The results of all that hard work can be clearly seen in the finished product. Not only is it a great example of one of the rarest Lambrettas produced but also probably the finest attention to detail ever seen on a restoration. Though he is more than happy to have completed it Andrew has no plans to ever try it again — which highlights how time-consuming the whole project has been.


Ridden or hidden

Though it has been finished for several years, this stunning example of a TV 175 series 1 has not done many miles since it was completed. There are many purists out there who think all Lambrettas should be ridden regardless of their rarity but certain factors need to be taken in to consideration. There are only a handful of TV 175 series 1 Lambrettas still in existence in the UK and not many more elsewhere in the world.

From this angle it is possible to see how a frame breather acutally worked. The inlet from the rear grill flows all the way to the carburettor. It was a short lived design as Innocenti soon moved to the enclosed air box system.

Also, it must be remembered that the tyres gracing the machine are period to when it was manufactured and are not fit for use on the road. The process of fitting roadworthy tyres is laborious and time consuming, certainly for a short ride out. In the end it’s the owner’s choice whether they wish to use it on the road or not.

There are many rare vehicles all over the world that sit in museums and never turn a wheel.

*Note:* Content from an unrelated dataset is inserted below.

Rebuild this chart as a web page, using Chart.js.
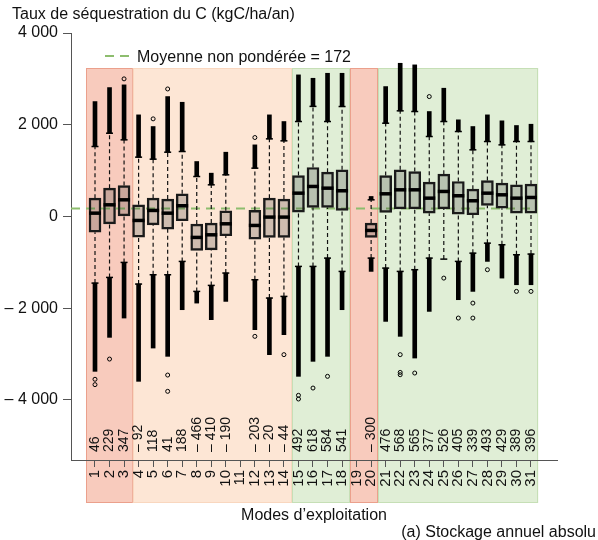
<!DOCTYPE html>
<html lang="fr">
<head>
<meta charset="utf-8">
<title>Taux de séquestration du C</title>
<script src="https://cdn.jsdelivr.net/npm/chart.js@4.4.1/dist/chart.umd.min.js"></script>
<style>
  html, body { margin: 0; padding: 0; background: #fff; }
  #graphe { display: block; }
</style>
</head>
<body>
<canvas id="graphe" width="598" height="540"></canvas>
<script>
// modes d'exploitation (axe x)
const modes = [1,2,3,4,5,6,7,8,9,10,11,12,13,14,15,16,17,18,19,20,21,22,23,24,25,26,27,28,29,30,31];

// quartiles et mediane (kgC/ha/an), null = pas de donnees
const q1 = [-342,-160,0,-450,-182,-276,-94,-741,-727,-421,null,-494,-457,-457,94,196,196,131,null,-457,87,167,167,72,167,50,37,240,181,72,72];
const mediane = [72,254,363,-87,131,72,233,-457,-400,-160,null,-196,-14,-14,508,654,617,560,null,-305,494,581,581,399,545,451,342,508,472,399,414];
const q3 = [399,617,675,254,399,378,494,-167,-145,123,null,131,399,378,893,1068,965,1017,null,-145,893,1017,980,748,922,763,595,784,726,690,704];

// moustaches
const moustacheBas = [-1453,-1329,-1002,-1474,-1271,-1271,-980,-1634,-1503,-1234,null,-1380,-1779,-1743,-1089,-1089,-908,-1198,null,-908,-1126,-1198,-1161,-908,-930,-980,-800,-582,-617,-835,-820];
const moustacheHaut = [1525,1815,1671,1293,1249,1401,1416,871,690,908,null,1053,1692,1649,2070,2400,2070,2397,null,363,2033,2303,2288,1743,2070,1852,1453,1634,1561,1634,1634];

// etendue des valeurs extremes (nuage dense de points)
const extremeBas = [-3377,-2636,-2215,-3595,-2869,-3050,-2033,-1889,-2251,-1852,null,-2469,-3013,-2578,-3486,-3159,-3050,-2033,null,-1198,-2288,-2614,-3087,-2070,null,-1815,-1634,-980,-1344,-1489,-1489];
const extremeHaut = [2505,2810,2869,2215,1961,2614,2490,1198,944,1401,null,1561,2215,2070,3087,3013,3122,3122,null,436,2832,3340,3305,2288,2796,2107,1961,2215,2085,1983,2011];

// points isoles [mode, valeur]
const pointsIsoles = [[1,-3550],[1,-3667],[2,-3109],[3,3000],[5,2128],[6,2780],[6,-3458],[6,-3813],[12,1721],[12,-2614],[14,-3013],[15,-3900],[15,-3980],[16,-3741],[17,-3486],[22,-3013],[22,-3400],[22,-3450],[23,-3414],[24,2614],[25,-1344],[26,-2215],[27,-1889],[27,-2215],[28,-1161],[30,-1634],[31,-1634]];

// moyennes affichees en bas de chaque mode
const moyennes = [46,229,347,-92,118,41,188,-466,-410,-190,null,-203,-20,-44,492,618,584,541,null,-300,476,568,565,377,526,405,339,493,429,389,396];

// moyenne non ponderee
const moyenneGlobale = 172;

// zones colorees (en unites de mode)
const zonesDebut = [0.4, 3.6, 14.55, 18.55, 20.5];
const zonesFin = [3.6, 14.55, 18.55, 20.5, 31.5];
const zonesType = ['rouge', 'orange', 'vert', 'rouge', 'vert'];

const graduationsY = [-4000, -2000, 0, 2000, 4000];

const X_MIN = -0.651, X_MAX = 32.789;
const Y_MIN = -5310, Y_MAX = 4000;

const couleursZones = {
  rouge: { fond: '#f8cbbd', bord: '#eba08c' },
  orange: { fond: '#fde6d5', bord: '#f9d7bf' },
  vert: { fond: '#e0eed6', bord: '#c6dfb6' }
};
const police = '"Liberation Sans", Arial, Helvetica, sans-serif';

function formatNombre(v) {
  if (v === 0) return '0';
  const s = Math.abs(v).toString().replace(/\B(?=(\d{3})+(?!\d))/g, ' ');
  return (v < 0 ? '\u2013 ' : '') + s;
}

// construction des jeux de donnees
let segmentsMoustaches = [], boites = [], medianes = [], capuchons = [], nuageHaut = [], nuageBas = [];
modes.forEach((m, i) => {
  if (mediane[i] === null) return;
  boites.push({ x: m, y: [q1[i], q3[i]] });
  medianes.push({ x: m, y: mediane[i] });
  segmentsMoustaches.push({ x: m, y: moustacheBas[i] }, { x: m, y: q1[i] }, { x: m, y: null });
  segmentsMoustaches.push({ x: m, y: q3[i] }, { x: m, y: moustacheHaut[i] }, { x: m, y: null });
  capuchons.push({ x: m, y: moustacheBas[i] }, { x: m, y: moustacheHaut[i] });
  if (extremeHaut[i] !== null) nuageHaut.push({ x: m, y: [moustacheHaut[i], extremeHaut[i]] });
  if (extremeBas[i] !== null) nuageBas.push({ x: m, y: [extremeBas[i], moustacheBas[i]] });
});
const isoles = pointsIsoles.map(p => ({ x: p[0], y: p[1] }));

const decor = {
  id: 'decor',
  beforeDraw(chart) {
    const ctx = chart.ctx, x = chart.scales.x, a = chart.chartArea;
    ctx.save();
    zonesDebut.forEach((d, i) => {
      const c = couleursZones[zonesType[i]];
      const x0 = x.getPixelForValue(d), x1 = x.getPixelForValue(zonesFin[i]);
      const y0 = a.top + 35, y1 = a.bottom + 43;
      ctx.fillStyle = c.fond;
      ctx.fillRect(x0, y0, x1 - x0, y1 - y0);
      ctx.strokeStyle = c.bord;
      ctx.lineWidth = 1;
      ctx.strokeRect(Math.round(x0) + 0.5, y0 + 0.5, Math.round(x1 - x0) - 1, y1 - y0 - 1);
    });
    ctx.restore();
  },
  afterDraw(chart) {
    const ctx = chart.ctx, x = chart.scales.x, a = chart.chartArea;
    ctx.save();
    ctx.fillStyle = '#111';
    ctx.font = '16px ' + police;
    ctx.textBaseline = 'alphabetic';
    ctx.textAlign = 'left';
    ctx.fillText('Taux de s\u00e9questration du C (kgC/ha/an)', 12, 19);
    // legende
    ctx.strokeStyle = '#8dbd6e';
    ctx.lineWidth = 2;
    ctx.setLineDash([9, 6]);
    ctx.beginPath();
    ctx.moveTo(a.left + 34, a.top + 23);
    ctx.lineTo(a.left + 59, a.top + 23);
    ctx.stroke();
    ctx.setLineDash([]);
    ctx.fillText('Moyenne non pond\u00e9r\u00e9e = ' + moyenneGlobale, a.left + 66, a.top + 29);
    // titres bas
    ctx.textAlign = 'center';
    ctx.fillText('Modes d\u2019exploitation', (a.left + a.right) / 2, 520);
    ctx.textAlign = 'right';
    ctx.fillText('(a) Stockage annuel absolu', 596, 537);
    // moyennes par mode
    ctx.font = '14px ' + police;
    ctx.textAlign = 'left';
    ctx.textBaseline = 'middle';
    modes.forEach((m, i) => {
      if (moyennes[i] === null) return;
      ctx.save();
      ctx.translate(x.getPixelForValue(m), a.bottom - 8);
      ctx.rotate(-Math.PI / 2);
      ctx.fillText(formatNombre(moyennes[i]), 0, 0);
      ctx.restore();
    });
    ctx.restore();
  }
};

new Chart(document.getElementById('graphe'), {
  type: 'bar',
  data: {
    datasets: [
      {
        type: 'line', label: 'Moyenne non pond\u00e9r\u00e9e',
        data: [{ x: X_MIN, y: moyenneGlobale }, { x: modes.length + 0.4, y: moyenneGlobale }],
        borderColor: '#8dbd6e', borderWidth: 2, borderDash: [9, 6], pointRadius: 0, order: 10
      },
      {
        type: 'line', label: 'moustaches', data: segmentsMoustaches,
        borderColor: '#111', borderWidth: 1.2, borderDash: [4, 3], pointRadius: 0, spanGaps: false, order: 8
      },
      {
        type: 'bar', label: 'extremes hauts', data: nuageHaut,
        backgroundColor: '#000', barThickness: 4, grouped: false, order: 7
      },
      {
        type: 'bar', label: 'extremes bas', data: nuageBas,
        backgroundColor: '#000', barThickness: 4, grouped: false, order: 7
      },
      {
        type: 'line', label: 'capuchons', data: capuchons, showLine: false,
        pointStyle: 'line', pointRadius: 3.5, pointBorderWidth: 1.5, pointBorderColor: '#000', order: 6
      },
      {
        type: 'line', label: 'points isoles', data: isoles, showLine: false,
        pointStyle: 'circle', pointRadius: 2, pointBorderWidth: 1, pointBorderColor: '#000',
        pointBackgroundColor: 'rgba(0,0,0,0)', order: 5
      },
      {
        type: 'bar', label: 'boites', data: boites,
        backgroundColor: 'rgba(40,40,40,0.22)', borderColor: '#1a1a1a', borderWidth: 1.8,
        borderSkipped: false, barThickness: 12, grouped: false, order: 3
      },
      {
        type: 'line', label: 'medianes', data: medianes, showLine: false,
        pointStyle: 'line', pointRadius: 6, pointBorderWidth: 3.5, pointBorderColor: '#000', order: 1
      }
    ]
  },
  options: {
    responsive: false,
    animation: false,
    events: [],
    layout: { padding: { top: 33, right: 41, left: 0, bottom: 0 } },
    plugins: { legend: { display: false }, tooltip: { enabled: false }, title: { display: false } },
    scales: {
      x: {
        type: 'linear', min: X_MIN, max: X_MAX, offset: false,
        afterBuildTicks: s => { s.ticks = modes.map(v => ({ value: v })); },
        afterFit: s => { s.height = 80; },
        border: { display: true, color: '#555', width: 1 },
        grid: { display: true, drawOnChartArea: false, drawTicks: true, tickLength: 7, color: '#555', offset: false },
        ticks: {
          autoSkip: false, minRotation: 90, maxRotation: 90, padding: 3, color: '#111',
          font: { family: police, size: 15 },
          callback: v => String(v)
        }
      },
      y: {
        type: 'linear', min: Y_MIN, max: Y_MAX,
        afterBuildTicks: s => { s.ticks = graduationsY.map(v => ({ value: v })); },
        afterFit: s => { s.width = 71; },
        border: { display: true, color: '#555', width: 1 },
        grid: { display: true, drawOnChartArea: false, drawTicks: true, tickLength: 8, color: '#555' },
        ticks: {
          padding: 5, color: '#111', font: { family: police, size: 16 },
          callback: v => formatNombre(v)
        }
      }
    }
  },
  plugins: [decor]
});
</script>
</body>
</html>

In Lambretta terms this is one of the rarest machines and even though it isn’t used daily does go out on the road from time to time and is seen in public.

The 70mph speedo is a statement of power just on its own. The chrome surround was just one of many small touches Innocenti crafted on this stunning design.

Obviously Andrew would never take it out in rainy conditions but does use it in the dry. It’s important for any machine to run every now and then to keep it in perfect working order and that is exactly what happens in this case. Far from keeping it behind closed doors both machine and rider have attended every Euro Lambretta since 2009 and won the concours d’elegance no fewer than seven times at the event. Knowing just how much time and sacrifice went in to this restoration, no one can blame Andrew for not using it too much. He did have a moment of madness a year ago and thought about selling his prized possession. Luckily reality kicked in and he now plans to keep it indefinitely. What we can thank him for is his dedication in not only resurrecting an important part of Lambretta history but keeping it preserved for future generations.

Words: Stu Owen

Photographs: Andrew Godfrey



  • The TV 175 series 1 was first launched by Innocenti in the autumn of 1957 and started production in September of that year.
  • It first went on sale in the UK in March 1958 and would cost £189, the most expensive Lambretta at that time.
  • There would be just over 10,000 made in total during a production run that lasted just 12 months.
  • The engine produced 8.6bhp with a claimed top speed of over 60mph and a cruising speed of 55mph.
  • The first Lambretta to feature a 70mph speedometer.
  • The first Lambretta to feature a dual seat.
  • A totally new design throughout would see a lot of new innovations that would be used throughout Lambretta production until it finished in 1971.
  • Horizontal engine layout.
  • Chain drive transmission.
  • Four speed gearbox.
  • 10in wheels.
  • Front dampers.
  • Swing engine unit. I
  • Fully enclosed headset.
  • For the first four months it was on sale in the UK the only other option was the LD 150 as the Li series one range didn’t arrive until June 1958. This helped it sell strongly from the outset despite its high price tag.
  • Originally they were lifted with a newly designed block tread Dunlop tyre. These soon became known as ‘deadly Dunlops’ as they were so dangerous in the wet.
  • There was great controversy at the end of production as dealers were left with huge amounts of defunct stock that could not be used on any other model. All future Innocenti model ranges were made interchangeable to prevent this from ever happening again.